Mais comment cela fonctionne exactement ?

C’est un réseau de calcul distribué. Il faut voir cela comme une grosse calculatrice, composée de plein d’ordinateurs connectés. Dans l’internet classique, l’information est stockée dans des gros serveurs, ces data centers situés un peu partout sur la planète. Sur le darknet, les informations – comme les sites web – sont stockées partout sur le réseau, et éclatées. Et votre ordinateur va, de lui-même, les chercher et les rassembler. Ce qui fait que vous pouvez vous passer des institutions comme l’Icann (qui gère les adresses web] ou les fournisseurs d’accès. La seule chose qu’ils connaissent c’est le point d’entrée. On sait que vous êtes allés sur le darknet, mais c’est tout. Et avec un « VPN » [réseau privé virtuel], il devient très difficile de vous localiser.

 

C’est pour cela qu’y pullulent aussi les comportement illégaux…

C’est vrai que c’est un outil formidable aussi pour les trafics en tout genre: pédopornographie, drogue, hacking… Ce qu’on y vend le plus, ce sont les failles dans les systèmes informatiques. Des bugs qui permettent de rentrer dans des bases de données, par exemple, que des pirates découvrent et vendent à d’autres pirates pour qu’ils les exploitent. Mais à mesure que le système va se formaliser et se démocratiser, tout cela va aussi se réguler.

 

 

Mais les entreprises ont-elles conscience de cette évolution ?

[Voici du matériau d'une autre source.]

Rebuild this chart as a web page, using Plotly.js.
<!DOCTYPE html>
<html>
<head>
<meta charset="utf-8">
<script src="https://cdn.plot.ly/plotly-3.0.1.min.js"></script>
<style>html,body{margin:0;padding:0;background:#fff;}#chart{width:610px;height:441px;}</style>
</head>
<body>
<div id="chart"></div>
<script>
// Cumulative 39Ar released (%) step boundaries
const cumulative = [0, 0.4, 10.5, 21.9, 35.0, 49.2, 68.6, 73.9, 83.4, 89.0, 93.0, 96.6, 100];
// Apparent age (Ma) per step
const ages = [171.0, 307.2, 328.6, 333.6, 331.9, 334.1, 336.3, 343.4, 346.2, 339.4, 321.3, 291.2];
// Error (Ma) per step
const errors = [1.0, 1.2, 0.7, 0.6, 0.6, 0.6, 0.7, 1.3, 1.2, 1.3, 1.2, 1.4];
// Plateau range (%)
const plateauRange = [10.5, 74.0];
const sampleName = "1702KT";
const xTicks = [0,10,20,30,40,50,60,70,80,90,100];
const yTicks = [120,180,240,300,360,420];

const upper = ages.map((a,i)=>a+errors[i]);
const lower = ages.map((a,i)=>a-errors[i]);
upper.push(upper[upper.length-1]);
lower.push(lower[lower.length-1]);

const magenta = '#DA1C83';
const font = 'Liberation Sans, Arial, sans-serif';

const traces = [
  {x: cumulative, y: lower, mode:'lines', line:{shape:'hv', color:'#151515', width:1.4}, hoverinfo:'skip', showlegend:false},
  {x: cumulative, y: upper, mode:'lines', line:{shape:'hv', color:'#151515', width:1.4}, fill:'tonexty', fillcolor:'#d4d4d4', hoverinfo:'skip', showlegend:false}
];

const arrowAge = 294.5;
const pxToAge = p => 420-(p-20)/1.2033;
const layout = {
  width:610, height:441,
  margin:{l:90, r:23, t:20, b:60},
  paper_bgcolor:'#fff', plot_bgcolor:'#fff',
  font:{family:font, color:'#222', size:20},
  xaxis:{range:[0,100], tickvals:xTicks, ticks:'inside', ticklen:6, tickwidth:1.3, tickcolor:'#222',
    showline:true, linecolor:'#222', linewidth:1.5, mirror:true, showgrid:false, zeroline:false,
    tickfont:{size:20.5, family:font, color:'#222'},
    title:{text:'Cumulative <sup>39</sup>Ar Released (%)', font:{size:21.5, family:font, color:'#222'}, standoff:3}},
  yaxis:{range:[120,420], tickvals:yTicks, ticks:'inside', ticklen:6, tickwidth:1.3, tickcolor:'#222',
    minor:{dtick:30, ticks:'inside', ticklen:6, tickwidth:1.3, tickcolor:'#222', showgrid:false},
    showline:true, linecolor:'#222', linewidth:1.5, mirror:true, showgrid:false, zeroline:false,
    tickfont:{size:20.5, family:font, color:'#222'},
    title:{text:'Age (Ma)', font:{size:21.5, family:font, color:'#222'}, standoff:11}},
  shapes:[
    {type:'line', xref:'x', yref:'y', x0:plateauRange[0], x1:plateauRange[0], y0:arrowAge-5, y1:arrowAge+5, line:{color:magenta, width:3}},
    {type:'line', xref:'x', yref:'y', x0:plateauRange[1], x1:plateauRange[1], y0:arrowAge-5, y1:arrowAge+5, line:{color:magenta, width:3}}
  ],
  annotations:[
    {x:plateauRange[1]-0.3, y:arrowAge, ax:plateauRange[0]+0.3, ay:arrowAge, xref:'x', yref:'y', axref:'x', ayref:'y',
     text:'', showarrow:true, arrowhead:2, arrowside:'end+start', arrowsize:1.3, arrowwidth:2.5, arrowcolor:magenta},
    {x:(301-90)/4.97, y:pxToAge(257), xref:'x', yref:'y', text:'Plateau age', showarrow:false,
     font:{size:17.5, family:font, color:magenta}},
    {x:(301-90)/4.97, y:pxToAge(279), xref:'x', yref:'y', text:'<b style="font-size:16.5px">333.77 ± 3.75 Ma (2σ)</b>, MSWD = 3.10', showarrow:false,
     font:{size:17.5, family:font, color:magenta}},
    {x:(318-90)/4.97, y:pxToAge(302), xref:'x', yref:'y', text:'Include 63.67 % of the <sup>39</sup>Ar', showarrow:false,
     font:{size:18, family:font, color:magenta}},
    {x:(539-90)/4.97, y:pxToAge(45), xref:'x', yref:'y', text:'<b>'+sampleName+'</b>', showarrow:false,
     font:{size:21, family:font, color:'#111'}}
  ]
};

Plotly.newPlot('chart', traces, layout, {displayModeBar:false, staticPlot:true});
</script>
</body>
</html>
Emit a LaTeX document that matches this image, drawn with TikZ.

Pour être honnête, quasiment pas. Mais on commence à voir certaines entreprises qui se posent des questions. J’interviens parfois dans les grands groupes pour éveiller les employés à ce sujet. On commence à voir apparaître deux modèles d’internet : un modèle chinois, et un modèle américain, qui devraient être à long terme les deux «internet» mondiaux. Si l'on ne veut pas en devenir dépendant, il y a sûrement un coup à jouer sur le darknet au niveau européen, pour créer une troisième voie. Car tout indique que le darknet aura un rôle plus grand à l’avenir.